As we close up shop on the games of the 31st Olympiad, it’s time to reflect on the moments that bring us all together as a species and to celebrate how the spirit of competition can be something that lifts us all as a human race.
And if you think that’s what’s going to happen here, you are a first time reader of this blog…and boy, are you in the wrong fucking place.
If you read the tagline of this blog, it says “what your view of sports and life would be if you had too many concussions.” That’s EXACTLY how you get a series like “Signs We Are Neat End Of Civilization,” which is EXACTLY how you get a story about an Olympic weightlifter getting caught for shooting strychnine.
You read that correctly. In a world where global athletics revolve around international prestige, geo-political bragging rights, and gobs of fucking money, there are people willing to gain a competitive advantage by juicing with rat poison.
A male weightlifter from Kyrgyzstan became the first athlete at the Rio de Janeiro Olympics to be stripped of a medal after a positive drug test. Izzat Artykov tested positive for strychnine after winning the bronze medal in the 69-kilogram division, the Court of Arbitration’s anti-doping division said Thursday. The 22-year-old lifter’s medal was taken away and he was kicked out of the games.
To understand this, I’m need to get all high-school biology on you.
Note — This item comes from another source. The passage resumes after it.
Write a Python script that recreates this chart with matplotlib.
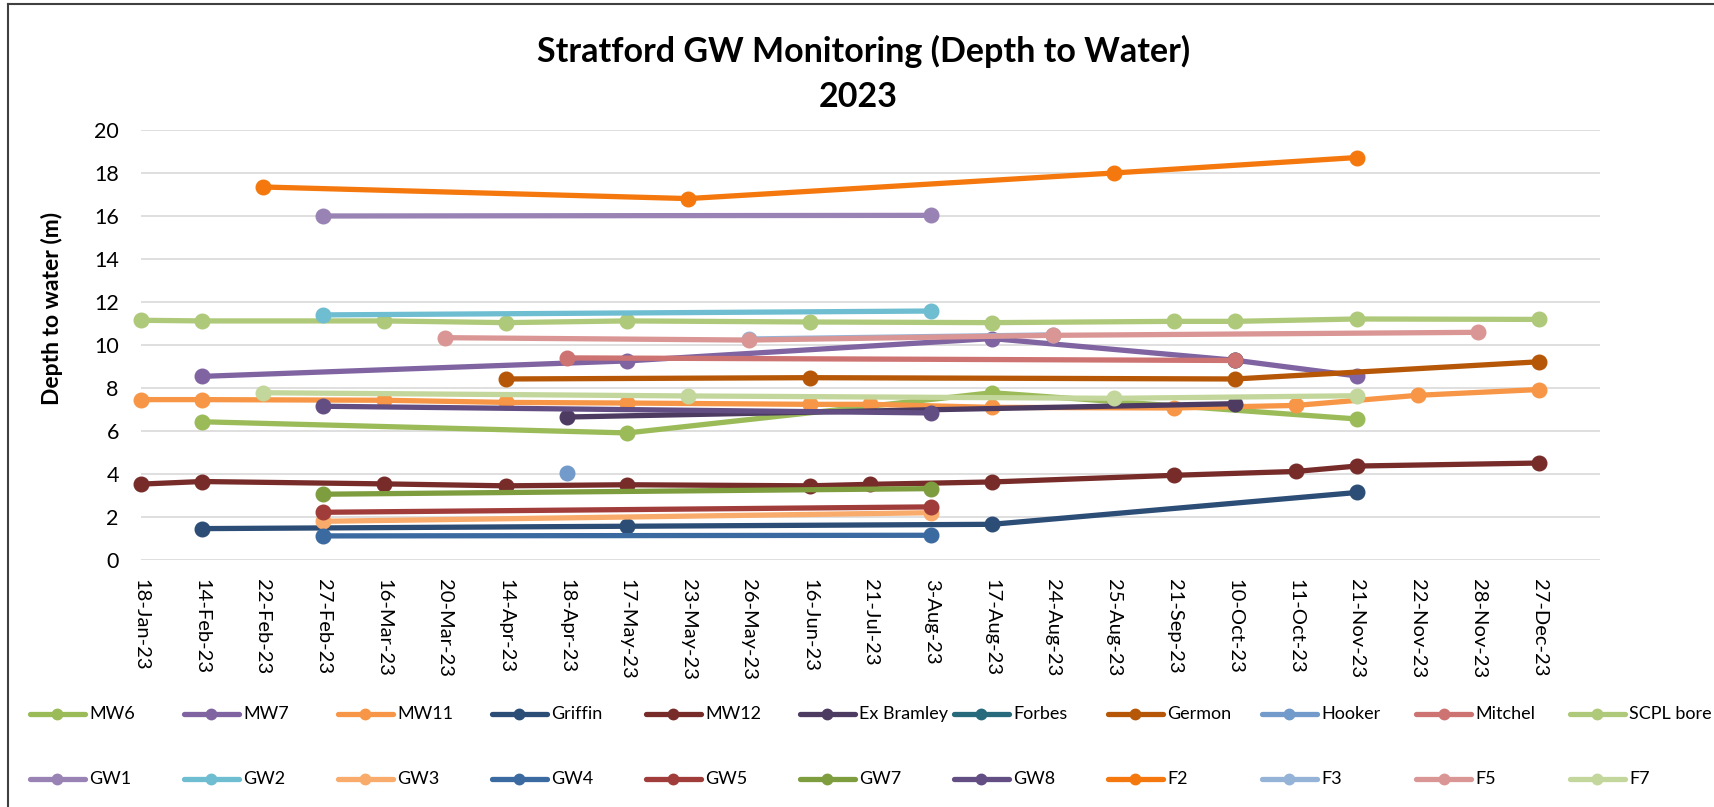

Strychnine was first discovered by French chemists Joseph Bienaimé Caventou and Pierre-Joseph Pelletier in 1818.
Records indicate that preparations containing strychnine had been used to kill dogs, cats, and birds in Europe as far back as 1640. Strychnine is a neurotoxin which acts as an antagonist of glycine and acetylcholine receptors. It primarily affects the motor nerves in the spinal cord which control muscle contraction.
That’s a big-brain way of saying that even though strychnine is a highly toxic substance commonly used as a rodent-killing pesticide, it also has a long history in sports doping. That’s because when used in non-lethal doses, it is renowned for “speeding up” the twitch of “tired” muscles. It’s not hard to see why that would be attractive to competitive weightlifters. That’s also why strychnine is defined as a stimulant in the World Anti-Doping Agency’s list of banned substances.
It’s that “non-lethal” part which gives me cause for concern. Think of it this way. The Beatles did some incredible stuff on LSD, until we found Jimi Hendrix dead in a bathtub.
Gold record or gold medal, I’m not killing myself for it.